岡田監督の指示に奇策はない。それでも攻守で課した指令で阪神は変化を遂げた。(C)産経新聞社

「打てないもんに『打て』言うてもしゃーないからな」

 23年のリーグ優勝の1つの要因とされたのが、打線が奪った四球の数の多さだった。494個はリーグトップ。岡田監督は「四球もヒット1本と同じ」と考え「ボール球は振るな」と簡単なようでなかなか難しい指令を口酸っぱく言い続けた。

 結果、今季も四球数(441個)はリーグ1位。そして、野手陣が選んだ四球で得点につなげていく姿は自軍の投手陣にも好影響を与えたと感じている。守護神の岩崎優から聞いたことがある。

「味方の打線があれだけ四球を選んで得点に繋げているところを見てるし、こっち(自分たち投手)も四球にはより気を付けるというか。状況によって出してしまうこともありますけど、イニングの先頭を四球で出さないとか、そういうことはより意識するようになりましたよね」

 勝敗を左右する局面で起用されることの多い救援陣はなおさらだろう。
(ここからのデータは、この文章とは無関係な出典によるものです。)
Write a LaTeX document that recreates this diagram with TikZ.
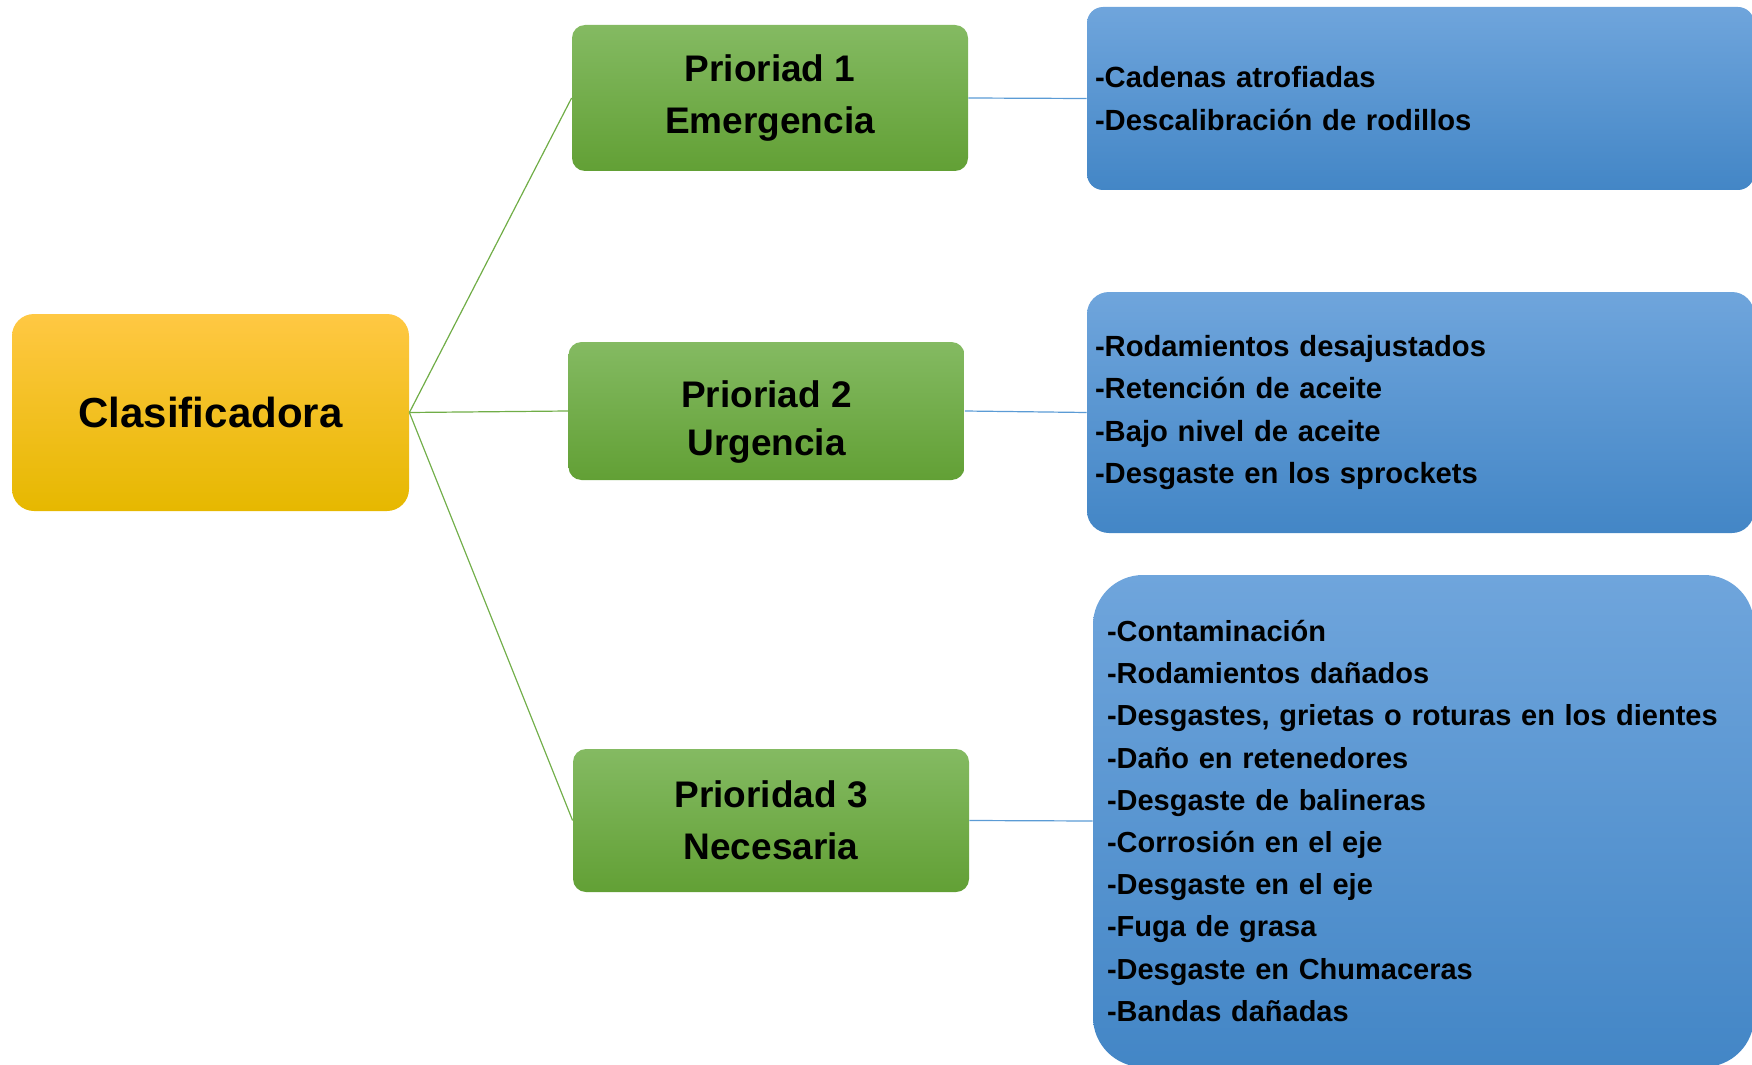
\documentclass[tikz,border=0pt]{standalone}
\usepackage{fontspec}
\setmainfont{Liberation Sans}
\usetikzlibrary{positioning}

\definecolor{goldTop}{HTML}{FFC843}
\definecolor{goldMid}{HTML}{FFC000}
\definecolor{goldBot}{HTML}{E6B800}
\definecolor{leafTop}{HTML}{84BA62}
\definecolor{leafMid}{HTML}{70AD47}
\definecolor{leafBot}{HTML}{62A035}
\definecolor{skyTop}{HTML}{6FA5DC}
\definecolor{skyMid}{HTML}{5B9BD5}
\definecolor{skyBot}{HTML}{4386C6}

\begin{document}
\begin{tikzpicture}[x=0.5pt, y=-0.5pt,
    root/.style={rounded corners=11pt, top color=goldTop, middle color=goldMid, bottom color=goldBot, minimum width=198.5pt, minimum height=98.5pt, font=\fontsize{21}{25}\selectfont\bfseries},
    prio/.style={rounded corners=6.5pt, top color=leafTop, middle color=leafMid, bottom color=leafBot, minimum width=198pt, align=center, font=\fontsize{18.5}{26}\selectfont\bfseries},
    causes/.style={rounded corners=8pt, top color=skyTop, middle color=skyMid, bottom color=skyBot, minimum width=333.5pt, inner xsep=4pt, text width=325.5pt, align=left, font=\fontsize{14.6}{21.1}\selectfont\bfseries},
    branch/.style={draw=leafMid, line width=0.6pt},
    leaf/.style={draw=skyMid, line width=0.6pt}
]
\clip (0,0) rectangle (1752,1065);

\node[root] (clasif) at (210.5,412.5) {Clasificadora};

\node[prio, minimum height=73pt] (p1) at (770,98) {Prioriad 1\\Emergencia};
\node[prio, minimum height=69pt, font=\fontsize{18.5}{24}\selectfont\bfseries] (p2) at (766.5,411) {\rule{0pt}{24.5pt}Prioriad 2\\Urgencia};
\node[prio, minimum height=71.5pt] (p3) at (771,820.5) {Prioridad 3\\Necesaria};

\node[causes, minimum height=91.5pt] (c1) at (1420.5,98.5) {-Cadenas atrofiadas\\-Descalibración de rodillos};
\node[causes, minimum height=120.5pt, rounded corners=11pt] (c2) at (1420.5,412.5) {-Rodamientos desajustados\\-Retención de aceite\\-Bajo nivel de aceite\\-Desgaste en los sprockets};
\node[causes, minimum height=246pt, minimum width=330.5pt, inner xsep=7pt, text width=316.5pt, rounded corners=25pt, font=\fontsize{14.5}{21.1}\selectfont\bfseries] (c3) at (1423.5,821) {-Contaminación\\-Rodamientos dañados\\-Desgastes, grietas o roturas en los dientes\\-Daño en retenedores\\-Desgaste de balineras\\-Corrosión en el eje\\-Desgaste en el eje\\-Fuga de grasa\\-Desgaste en Chumaceras\\-Bandas dañadas};

% Links
\foreach \p in {p1, p2, p3} {
    \draw[branch] (clasif.east) -- (\p.west);
}
\foreach \p/\c in {p1/c1, p2/c2, p3/c3} {
    \draw[leaf] (\p.east) -- (\c.west);
}

\end{tikzpicture}
\end{document}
今季の投手陣全体の与四球323個はリーグ最少。「無駄な四球を与えない」を最も体現していたのが、ここ2年の阪神だったと言える。

 守りの野球、一つの四球から得点に繋げる……。挙げていけば、岡田監督が2年間でチームに覚えさせたこと、そしてやりたかったことは数多くある。指揮官が常々口にしていた「普通にやればええねん」のごとく、そこに奇策は皆無。基本に忠実な野球をぶれずにやり続けることこそが勝利への近道と言っているようだった。

 チームには佐藤輝明、大山悠輔、森下翔太ら魅力十分の大砲が顔を揃える。だが、彼らも毎試合アーチをかけられるわけではない。空中戦ではない“地上戦”でどれだけ得点を奪い、逆に防げるか。昨秋、キャンプ地の高知でリーグ優勝を果たしたチームの特色について触れた時の名将の言葉を思い出す。

「打てないもんに『打て』言うてもしゃーないからな。勝つためにどういう野球をした方が機能するかというかな。こういう風にやった方がチームが活気付いて勝てるっていう。それ(チームの特色)にうちはホームランは入ってないよな。(投手が)与えたフォアボールも少なかったわけやから。逆に(野手が)フォアボールを勝ち取ったいうかな。その辺が細かい野球っていうか大味じゃないよなチームとして」

 勝つためにどうするか、どんな野球をしていかなければいけないのか――。ベンチで采配を振るいながら、その方法論を示していった66歳の指揮官。まだ20代のレギュラーも多い、若き集団に名将が残していったものは少なくない。